▼▼▼

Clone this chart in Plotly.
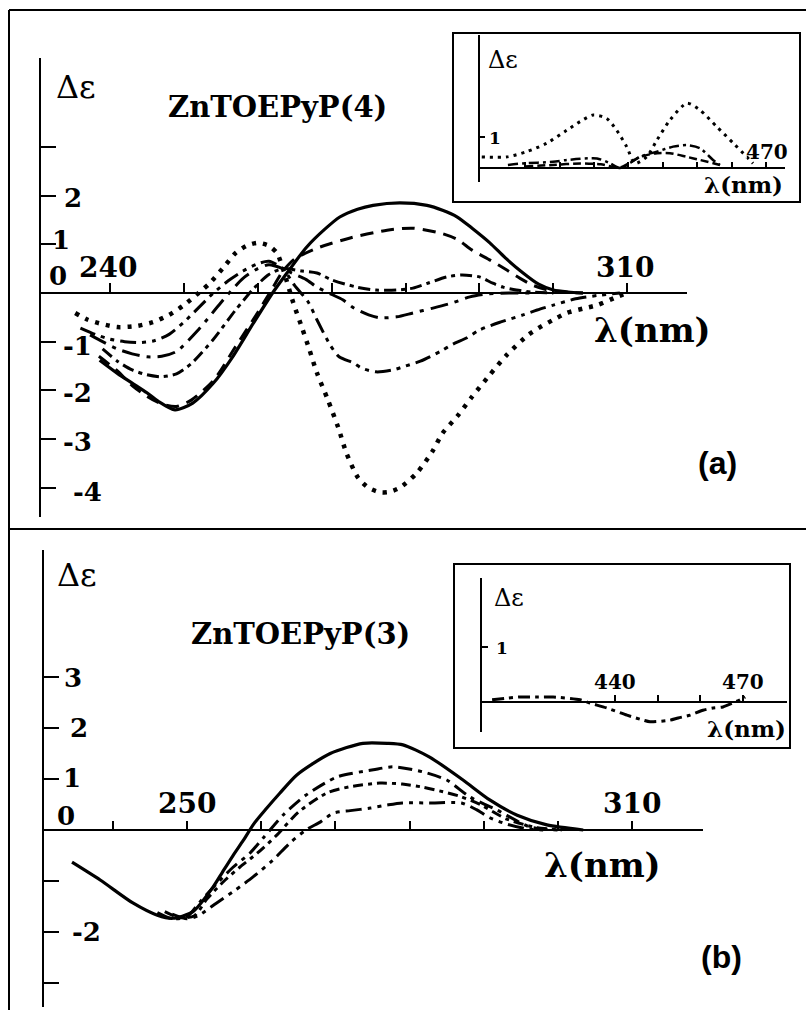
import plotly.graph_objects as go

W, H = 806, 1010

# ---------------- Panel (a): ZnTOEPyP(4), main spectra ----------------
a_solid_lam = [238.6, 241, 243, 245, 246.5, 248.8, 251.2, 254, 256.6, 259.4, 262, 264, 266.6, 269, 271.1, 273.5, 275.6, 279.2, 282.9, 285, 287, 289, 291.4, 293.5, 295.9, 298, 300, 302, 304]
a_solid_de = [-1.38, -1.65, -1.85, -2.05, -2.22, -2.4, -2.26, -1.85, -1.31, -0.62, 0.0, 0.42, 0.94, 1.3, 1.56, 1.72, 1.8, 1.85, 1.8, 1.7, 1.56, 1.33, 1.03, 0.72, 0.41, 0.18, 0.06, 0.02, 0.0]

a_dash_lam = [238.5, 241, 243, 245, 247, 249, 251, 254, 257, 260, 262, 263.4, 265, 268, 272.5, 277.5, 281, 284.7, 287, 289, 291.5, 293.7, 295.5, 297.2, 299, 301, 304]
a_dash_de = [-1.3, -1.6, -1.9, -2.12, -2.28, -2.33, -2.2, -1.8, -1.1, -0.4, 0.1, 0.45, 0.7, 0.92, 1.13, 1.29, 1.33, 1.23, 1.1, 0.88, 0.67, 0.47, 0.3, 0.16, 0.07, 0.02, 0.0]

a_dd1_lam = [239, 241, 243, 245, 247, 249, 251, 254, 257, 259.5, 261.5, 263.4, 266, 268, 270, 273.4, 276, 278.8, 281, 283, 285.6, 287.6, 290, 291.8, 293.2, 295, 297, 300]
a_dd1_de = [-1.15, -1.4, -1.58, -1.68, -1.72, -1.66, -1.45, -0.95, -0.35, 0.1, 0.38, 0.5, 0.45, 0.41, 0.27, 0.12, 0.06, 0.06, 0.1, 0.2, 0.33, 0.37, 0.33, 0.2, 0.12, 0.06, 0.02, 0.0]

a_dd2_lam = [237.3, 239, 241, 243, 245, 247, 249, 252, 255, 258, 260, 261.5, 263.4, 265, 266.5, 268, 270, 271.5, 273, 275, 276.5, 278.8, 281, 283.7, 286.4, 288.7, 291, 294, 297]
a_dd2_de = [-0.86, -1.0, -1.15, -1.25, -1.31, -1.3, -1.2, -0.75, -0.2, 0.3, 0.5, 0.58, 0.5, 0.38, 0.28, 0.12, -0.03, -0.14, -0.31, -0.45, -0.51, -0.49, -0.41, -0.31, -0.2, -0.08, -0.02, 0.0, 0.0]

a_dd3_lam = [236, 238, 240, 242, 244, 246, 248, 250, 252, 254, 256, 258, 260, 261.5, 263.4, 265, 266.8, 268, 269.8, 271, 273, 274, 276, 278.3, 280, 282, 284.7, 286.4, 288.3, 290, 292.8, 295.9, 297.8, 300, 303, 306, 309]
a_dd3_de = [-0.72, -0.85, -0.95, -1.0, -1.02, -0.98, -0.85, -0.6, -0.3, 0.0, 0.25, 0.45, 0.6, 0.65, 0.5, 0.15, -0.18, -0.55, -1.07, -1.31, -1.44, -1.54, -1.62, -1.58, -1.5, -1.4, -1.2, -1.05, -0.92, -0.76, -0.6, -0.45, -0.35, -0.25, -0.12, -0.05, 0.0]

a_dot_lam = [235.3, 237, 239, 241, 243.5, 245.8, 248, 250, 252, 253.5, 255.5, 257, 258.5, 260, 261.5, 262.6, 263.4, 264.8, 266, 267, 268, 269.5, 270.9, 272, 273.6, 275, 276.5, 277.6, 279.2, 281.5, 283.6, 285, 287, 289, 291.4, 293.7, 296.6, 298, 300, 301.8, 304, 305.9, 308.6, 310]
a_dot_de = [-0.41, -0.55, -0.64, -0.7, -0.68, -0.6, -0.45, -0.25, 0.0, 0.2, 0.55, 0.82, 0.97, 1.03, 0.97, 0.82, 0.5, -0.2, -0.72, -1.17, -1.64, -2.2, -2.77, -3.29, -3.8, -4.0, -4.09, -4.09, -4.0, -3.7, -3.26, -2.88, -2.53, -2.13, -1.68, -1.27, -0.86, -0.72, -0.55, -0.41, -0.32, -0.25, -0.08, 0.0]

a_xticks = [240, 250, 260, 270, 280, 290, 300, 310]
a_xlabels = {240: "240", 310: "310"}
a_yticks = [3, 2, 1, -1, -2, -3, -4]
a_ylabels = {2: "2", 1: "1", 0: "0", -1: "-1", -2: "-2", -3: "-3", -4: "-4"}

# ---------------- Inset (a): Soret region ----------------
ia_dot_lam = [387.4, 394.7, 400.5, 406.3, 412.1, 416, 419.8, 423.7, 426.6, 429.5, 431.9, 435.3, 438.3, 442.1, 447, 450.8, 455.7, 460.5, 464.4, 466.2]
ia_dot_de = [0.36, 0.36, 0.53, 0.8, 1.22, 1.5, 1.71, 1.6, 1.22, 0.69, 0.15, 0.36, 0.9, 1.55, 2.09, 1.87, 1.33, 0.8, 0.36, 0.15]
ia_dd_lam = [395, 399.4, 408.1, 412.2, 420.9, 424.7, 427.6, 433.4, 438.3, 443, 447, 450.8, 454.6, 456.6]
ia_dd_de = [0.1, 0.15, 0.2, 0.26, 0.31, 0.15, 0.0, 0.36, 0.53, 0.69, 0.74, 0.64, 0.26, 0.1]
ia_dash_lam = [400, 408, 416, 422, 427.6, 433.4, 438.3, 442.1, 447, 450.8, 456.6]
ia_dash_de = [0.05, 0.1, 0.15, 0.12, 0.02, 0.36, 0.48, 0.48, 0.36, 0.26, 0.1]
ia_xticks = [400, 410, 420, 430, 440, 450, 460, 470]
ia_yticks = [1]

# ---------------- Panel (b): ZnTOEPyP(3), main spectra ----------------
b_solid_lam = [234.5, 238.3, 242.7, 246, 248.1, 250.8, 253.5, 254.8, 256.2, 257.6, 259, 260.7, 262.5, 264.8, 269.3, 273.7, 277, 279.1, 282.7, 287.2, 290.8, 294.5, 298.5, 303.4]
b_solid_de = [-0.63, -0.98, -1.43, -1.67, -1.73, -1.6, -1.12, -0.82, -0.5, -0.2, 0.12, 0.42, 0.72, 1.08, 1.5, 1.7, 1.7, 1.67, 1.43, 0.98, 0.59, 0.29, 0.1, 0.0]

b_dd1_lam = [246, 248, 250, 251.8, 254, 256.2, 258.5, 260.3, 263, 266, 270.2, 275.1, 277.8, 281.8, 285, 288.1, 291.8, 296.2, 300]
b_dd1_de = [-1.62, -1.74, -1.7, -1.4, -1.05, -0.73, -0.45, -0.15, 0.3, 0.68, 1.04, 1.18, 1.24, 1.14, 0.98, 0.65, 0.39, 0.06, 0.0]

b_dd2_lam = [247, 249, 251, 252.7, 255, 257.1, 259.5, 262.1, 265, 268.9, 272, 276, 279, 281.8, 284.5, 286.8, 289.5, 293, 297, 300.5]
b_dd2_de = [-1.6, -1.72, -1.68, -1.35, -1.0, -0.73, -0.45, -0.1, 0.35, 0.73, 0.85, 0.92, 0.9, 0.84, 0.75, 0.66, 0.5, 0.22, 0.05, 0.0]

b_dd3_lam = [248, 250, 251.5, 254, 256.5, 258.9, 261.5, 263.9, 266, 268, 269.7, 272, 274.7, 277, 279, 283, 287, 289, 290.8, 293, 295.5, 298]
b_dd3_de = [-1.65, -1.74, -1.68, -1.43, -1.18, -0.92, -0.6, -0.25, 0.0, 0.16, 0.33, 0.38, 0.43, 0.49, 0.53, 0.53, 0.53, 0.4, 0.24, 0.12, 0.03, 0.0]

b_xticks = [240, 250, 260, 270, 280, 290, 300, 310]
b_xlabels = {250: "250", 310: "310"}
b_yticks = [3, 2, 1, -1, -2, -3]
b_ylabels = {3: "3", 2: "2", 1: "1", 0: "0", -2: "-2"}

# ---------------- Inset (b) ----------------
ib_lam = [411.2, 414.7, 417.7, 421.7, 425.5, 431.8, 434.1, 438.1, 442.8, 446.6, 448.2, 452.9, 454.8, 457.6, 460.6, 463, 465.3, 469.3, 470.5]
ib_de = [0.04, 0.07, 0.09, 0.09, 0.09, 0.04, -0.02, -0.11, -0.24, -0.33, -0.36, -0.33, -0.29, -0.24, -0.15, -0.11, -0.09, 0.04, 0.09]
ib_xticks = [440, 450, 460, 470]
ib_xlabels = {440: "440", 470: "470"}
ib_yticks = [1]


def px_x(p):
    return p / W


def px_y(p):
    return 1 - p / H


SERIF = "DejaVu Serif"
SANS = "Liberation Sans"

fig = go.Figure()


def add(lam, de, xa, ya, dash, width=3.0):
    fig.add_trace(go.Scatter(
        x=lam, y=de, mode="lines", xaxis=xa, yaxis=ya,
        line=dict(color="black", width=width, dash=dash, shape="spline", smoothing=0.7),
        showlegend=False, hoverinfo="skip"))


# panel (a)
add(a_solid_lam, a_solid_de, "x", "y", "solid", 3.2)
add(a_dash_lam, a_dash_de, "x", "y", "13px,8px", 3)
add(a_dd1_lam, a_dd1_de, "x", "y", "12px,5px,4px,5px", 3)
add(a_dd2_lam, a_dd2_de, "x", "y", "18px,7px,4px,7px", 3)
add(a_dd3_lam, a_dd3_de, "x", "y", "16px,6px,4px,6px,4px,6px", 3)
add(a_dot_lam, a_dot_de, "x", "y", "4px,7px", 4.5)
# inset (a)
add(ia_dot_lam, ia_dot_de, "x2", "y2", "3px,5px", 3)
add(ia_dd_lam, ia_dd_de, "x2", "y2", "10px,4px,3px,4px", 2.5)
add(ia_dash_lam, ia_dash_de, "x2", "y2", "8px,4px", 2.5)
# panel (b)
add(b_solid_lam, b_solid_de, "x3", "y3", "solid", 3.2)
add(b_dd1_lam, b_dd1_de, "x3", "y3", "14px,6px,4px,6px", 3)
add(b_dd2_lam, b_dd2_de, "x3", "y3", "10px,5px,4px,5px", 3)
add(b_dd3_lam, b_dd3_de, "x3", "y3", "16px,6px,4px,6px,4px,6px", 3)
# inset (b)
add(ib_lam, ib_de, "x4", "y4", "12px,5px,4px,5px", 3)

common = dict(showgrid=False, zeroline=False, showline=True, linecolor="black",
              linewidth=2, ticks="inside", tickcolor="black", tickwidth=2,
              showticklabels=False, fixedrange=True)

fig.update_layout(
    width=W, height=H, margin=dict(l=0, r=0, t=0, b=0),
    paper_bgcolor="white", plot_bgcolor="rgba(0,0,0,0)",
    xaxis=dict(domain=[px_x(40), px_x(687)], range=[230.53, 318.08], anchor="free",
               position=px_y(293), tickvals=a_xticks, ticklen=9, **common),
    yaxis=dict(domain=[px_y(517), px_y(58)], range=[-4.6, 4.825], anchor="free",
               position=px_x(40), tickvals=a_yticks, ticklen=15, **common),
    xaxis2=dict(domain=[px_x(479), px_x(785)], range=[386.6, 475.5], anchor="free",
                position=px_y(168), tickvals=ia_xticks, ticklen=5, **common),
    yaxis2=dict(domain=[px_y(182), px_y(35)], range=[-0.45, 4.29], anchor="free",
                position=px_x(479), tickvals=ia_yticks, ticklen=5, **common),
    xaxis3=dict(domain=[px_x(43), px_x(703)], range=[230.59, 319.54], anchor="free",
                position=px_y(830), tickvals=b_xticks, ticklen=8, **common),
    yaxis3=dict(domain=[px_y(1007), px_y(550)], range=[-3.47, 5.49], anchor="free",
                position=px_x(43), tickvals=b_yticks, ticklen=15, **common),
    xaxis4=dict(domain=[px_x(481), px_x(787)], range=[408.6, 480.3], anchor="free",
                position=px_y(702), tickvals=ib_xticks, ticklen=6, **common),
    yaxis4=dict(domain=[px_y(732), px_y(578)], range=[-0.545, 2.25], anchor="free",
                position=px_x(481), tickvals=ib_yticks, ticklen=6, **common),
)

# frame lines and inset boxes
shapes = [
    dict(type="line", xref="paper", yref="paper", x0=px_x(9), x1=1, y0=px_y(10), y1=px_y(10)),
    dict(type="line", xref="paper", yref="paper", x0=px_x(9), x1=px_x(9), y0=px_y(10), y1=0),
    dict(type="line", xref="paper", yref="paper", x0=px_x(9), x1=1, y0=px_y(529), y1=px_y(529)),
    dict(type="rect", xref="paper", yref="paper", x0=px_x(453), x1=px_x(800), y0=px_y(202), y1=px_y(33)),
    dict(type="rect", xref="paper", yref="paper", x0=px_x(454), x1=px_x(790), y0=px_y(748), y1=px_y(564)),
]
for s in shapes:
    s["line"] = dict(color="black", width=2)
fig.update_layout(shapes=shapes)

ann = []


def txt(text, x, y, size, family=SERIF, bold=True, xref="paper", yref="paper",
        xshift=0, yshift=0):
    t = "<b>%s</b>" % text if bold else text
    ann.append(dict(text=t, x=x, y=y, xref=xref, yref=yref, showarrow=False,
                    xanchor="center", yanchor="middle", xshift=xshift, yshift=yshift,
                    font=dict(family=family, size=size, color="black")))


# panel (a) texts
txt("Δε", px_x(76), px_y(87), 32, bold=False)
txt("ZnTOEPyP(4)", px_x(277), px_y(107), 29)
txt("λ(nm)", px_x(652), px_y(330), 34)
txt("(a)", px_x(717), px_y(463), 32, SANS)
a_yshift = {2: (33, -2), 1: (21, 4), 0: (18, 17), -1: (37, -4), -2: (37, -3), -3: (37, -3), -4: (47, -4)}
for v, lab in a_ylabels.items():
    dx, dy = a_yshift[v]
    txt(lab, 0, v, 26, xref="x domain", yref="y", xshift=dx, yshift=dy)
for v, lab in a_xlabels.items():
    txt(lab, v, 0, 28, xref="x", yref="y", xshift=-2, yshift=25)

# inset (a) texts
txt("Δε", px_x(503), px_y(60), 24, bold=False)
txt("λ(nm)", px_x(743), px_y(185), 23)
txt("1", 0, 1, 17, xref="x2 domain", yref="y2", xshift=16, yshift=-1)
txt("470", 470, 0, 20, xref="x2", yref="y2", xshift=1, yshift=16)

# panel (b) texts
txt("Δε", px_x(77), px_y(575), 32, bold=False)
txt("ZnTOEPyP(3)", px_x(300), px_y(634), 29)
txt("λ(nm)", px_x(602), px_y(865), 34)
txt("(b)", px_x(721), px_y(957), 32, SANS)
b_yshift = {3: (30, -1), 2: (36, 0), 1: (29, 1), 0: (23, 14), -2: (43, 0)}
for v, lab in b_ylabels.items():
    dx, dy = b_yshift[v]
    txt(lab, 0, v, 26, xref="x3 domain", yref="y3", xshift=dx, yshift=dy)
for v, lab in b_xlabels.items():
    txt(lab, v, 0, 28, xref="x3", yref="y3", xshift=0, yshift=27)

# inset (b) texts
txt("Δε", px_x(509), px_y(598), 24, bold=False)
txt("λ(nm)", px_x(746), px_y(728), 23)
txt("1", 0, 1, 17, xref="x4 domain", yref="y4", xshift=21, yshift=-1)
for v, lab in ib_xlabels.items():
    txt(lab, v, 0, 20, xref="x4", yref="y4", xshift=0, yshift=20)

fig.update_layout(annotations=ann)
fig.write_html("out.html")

▲▲▲

§ Brief:
Write out an exact copy of the listing, first line through the line containing "0.18, 0.06, 0.02, 0.0]", with the pictures left out.

§ Output for this task:
Clone this chart in Plotly.
import plotly.graph_objects as go

W, H = 806, 1010

# ---------------- Panel (a): ZnTOEPyP(4), main spectra ----------------
a_solid_lam = [238.6, 241, 243, 245, 246.5, 248.8, 251.2, 254, 256.6, 259.4, 262, 264, 266.6, 269, 271.1, 273.5, 275.6, 279.2, 282.9, 285, 287, 289, 291.4, 293.5, 295.9, 298, 300, 302, 304]
a_solid_de = [-1.38, -1.65, -1.85, -2.05, -2.22, -2.4, -2.26, -1.85, -1.31, -0.62, 0.0, 0.42, 0.94, 1.3, 1.56, 1.72, 1.8, 1.85, 1.8, 1.7, 1.56, 1.33, 1.03, 0.72, 0.41, 0.18, 0.06, 0.02, 0.0]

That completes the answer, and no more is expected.